As the holidays quickly approach and you find yourself scrambling around town picking up those last minute gifts, consider doing your neighbors a favor by shopping local this year. It seems odd to have to remind people of the option to shop local – for centuries that was the only way to shop. Nowadays we can find practically anything we want with a few taps on a keyboard and a click of a mouse and in a few days it will arrive on our doorstep like magic. Nation-wide chain stores and their big budget advertising have overtaken our billboards and televisions and mailboxes with images of things we need and they provide us with coupons and convenient locations to get them. How can an independently-owned small business compete?
Lately I've noticed campaigns like Occupy Amazon and America Unchained as well as sign postings on facebook encouraging people to “Shop Small” and “Buy Local.” KOMO 4 News did a feature last week on this topic and spotlighted Renton's own happy delusions as one of the area's best examples of an independently-owned shop that features the work of local artists and craftspeople. You can watch it here: http://www.komonews.com/news/consumer/KOMO-viewers-share-their-buy-local-favorites-135716743.html?tab=video&c=y
As an artist and craftsperson who recently benefitted from a banner sales month at happy delusions, I decided to take my money and invest it back into the neighborhood that gave it to me. There is something very different about the act of purchasing items at a small business compared to shopping at the mall or other major retailers. When you shop at a small business, your money isn't divvied up between corporate execs, factories in China, advertising campaigns, and minimum wage employees – it stays in your community. Every dollar you spend amounts to rent, groceries, and gifts that your neighbors can buy for their families thanks to you.

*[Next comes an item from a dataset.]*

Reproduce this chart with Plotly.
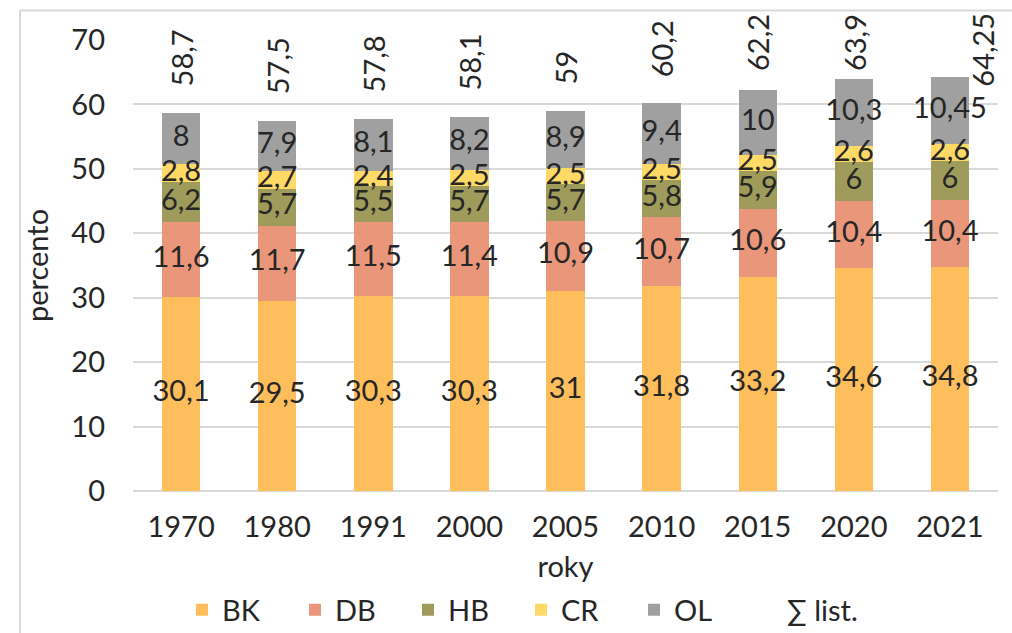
import plotly.graph_objects as go

years = ["1970", "1980", "1991", "2000", "2005", "2010", "2015", "2020", "2021"]
BK = [30.1, 29.5, 30.3, 30.3, 31.0, 31.8, 33.2, 34.6, 34.8]
DB = [11.6, 11.7, 11.5, 11.4, 10.9, 10.7, 10.6, 10.4, 10.4]
HB = [6.2, 5.7, 5.5, 5.7, 5.7, 5.8, 5.9, 6.0, 6.0]
CR = [2.8, 2.7, 2.4, 2.5, 2.5, 2.5, 2.5, 2.6, 2.6]
OL = [8.0, 7.9, 8.1, 8.2, 8.9, 9.4, 10.0, 10.3, 10.45]
TOTAL = [58.7, 57.5, 57.8, 58.1, 59.0, 60.2, 62.2, 63.9, 64.25]

series_names = ["BK", "DB", "HB", "CR", "OL"]
series_vals = [BK, DB, HB, CR, OL]
colors = ["#FFBE5C", "#EA967A", "#9E9B5B", "#FFD966", "#A0A0A0"]

FONT = "Lato, Liberation Sans, sans-serif"
FS = 29
TXT = "#262626"


def fmt(v):
    return ("%g" % v).replace(".", ",")


xs = list(range(len(years)))

fig = go.Figure()
for name, vals, col in zip(series_names, series_vals, colors):
    fig.add_trace(go.Bar(x=xs, y=vals, name=name, marker=dict(color=col, line=dict(width=0)),
                         hoverinfo="skip"))

base = [0.0] * len(years)
for vals in series_vals:
    mids = [b + v / 2 for b, v in zip(base, vals)]
    fig.add_trace(go.Scatter(x=xs, y=mids, mode="text", text=[fmt(v) for v in vals],
                             textfont=dict(family=FONT, size=FS, color=TXT),
                             showlegend=False, hoverinfo="skip", cliponaxis=False))
    base = [b + v for b, v in zip(base, vals)]

# legend-only entry for totals
fig.add_trace(go.Scatter(x=[0, 0], y=[0, 0], mode="lines", name="∑ list.",
                         line=dict(color="rgba(0,0,0,0)", width=0), hoverinfo="skip"))

# total labels (rotated), pushed down when they would leave the chart area
Y0_PX, UNIT_PX = 491.7, 451.5 / 70
TOP_LIMIT = (Y0_PX - 18) / UNIT_PX
for xi, tot in zip(xs, TOTAL):
    s = fmt(tot)
    length = sum(7 if c == "," else 16 for c in s) / UNIT_PX
    bottom = tot + 24 / UNIT_PX
    xshift = 0
    if bottom + length > TOP_LIMIT:
        bottom = TOP_LIMIT - length
        if bottom < tot:
            xshift = 33
    fig.add_annotation(x=xi, y=bottom, xref="x", yref="y", yanchor="bottom", xanchor="center",
                       text=s, textangle=-90, showarrow=False, xshift=xshift,
                       font=dict(family=FONT, size=FS, color=TXT))

# chart area frame (left and top edges)
top_frac = (633 - 10.5 - 141.5) / 451.5
left_frac = -113 / 865
fig.add_shape(type="line", xref="paper", yref="paper", x0=left_frac, x1=1.1, y0=top_frac,
              y1=top_frac, line=dict(color="#D9D9D9", width=2))
fig.add_shape(type="line", xref="paper", yref="paper", x0=left_frac, x1=left_frac,
              y0=top_frac, y1=-0.5, line=dict(color="#D9D9D9", width=2))

fig.update_layout(
    barmode="stack",
    bargap=0.6,
    width=1012, height=633,
    margin=dict(l=133, r=14, t=40, b=141.5, autoexpand=False),
    paper_bgcolor="white", plot_bgcolor="white",
    font=dict(family=FONT, size=FS, color=TXT),
    showlegend=True,
    legend=dict(orientation="h", xref="container", x=182 / 1012, xanchor="left",
                yref="container", y=1 - 610 / 633, yanchor="middle",
                font=dict(family=FONT, size=FS, color=TXT), entrywidth=68,
                itemwidth=30, traceorder="normal"),
    xaxis=dict(range=[-0.5, len(years) - 0.5], tickvals=xs, ticktext=years, automargin=False,
               showgrid=False, showline=False, zeroline=False, ticks="",
               tickfont=dict(family=FONT, size=FS, color=TXT),
               title=dict(text="roky", font=dict(family=FONT, size=FS, color=TXT), standoff=14),
               ticklabelstandoff=16),
    yaxis=dict(range=[0, 70], dtick=10, showgrid=True, gridcolor="#D9D9D9", gridwidth=2,
               automargin=False,
               zeroline=True, zerolinecolor="#D9D9D9", zerolinewidth=2, showline=False,
               ticks="", tickfont=dict(family=FONT, size=FS, color=TXT), ticklabelstandoff=27,
               title=dict(text="percento", font=dict(family=FONT, size=FS, color=TXT), standoff=14)),
)

fig.write_html("out.html", config={"displayModeBar": False},
               post_script="document.body.style.margin='0';document.body.style.overflow='hidden';")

As passionate as I am about shopping local, I'm also a proponent of shopping sustainably, so last Friday I focused my gift-getting efforts on some of my favorite resale shops downtown. My kids are still young enough not to care about brand names or the latest flashy gadgets so they have no problem with pre-owned objects. At Jet City Espresso, I got my daughter a child-size guitar. Hurry in because they're closing at the end of the month and getting rid of everything. Well, not everything. Several of the things I inquired about weren't for sale, just for show. Maybe their next business endeavor will be an art gallery or museum.
Next, I stopped in The Old Renton Book Exchange. The owner, Dacia Hanson, has amassed an excellent collection of current and collectible books as well as timeless classics. Most are around 1/3 the list price. From her holiday display I chose 2 books to add to our Christmas book basket that we set out every year. I got my son 2 books and my husband Stephen Colbert's I Am America (And So Can You!). (I hope he's not reading this.)
My third stop was at Little Quadoo Consignment shop because I needed some holiday shoes for my daughter's preschool Christmas musical that night. I ended up finding the perfect shoes, plus some adorable boots, pants, a skirt, and some jeans for my boy, all in great barely-worn condition. The bill was $40 but since I had $20 in my consignor account, I used that and only had to pay $20.
Last weekend, when we were shopping at Pike Place for Seattle-themed gifts for our family, an artist whose prints I bought looked me square in the eyes and said, “Thank you. You don't know how much it means to me that you chose to do your shopping here rather than the mall.” I told him yes, I do, because it means a lot to me too.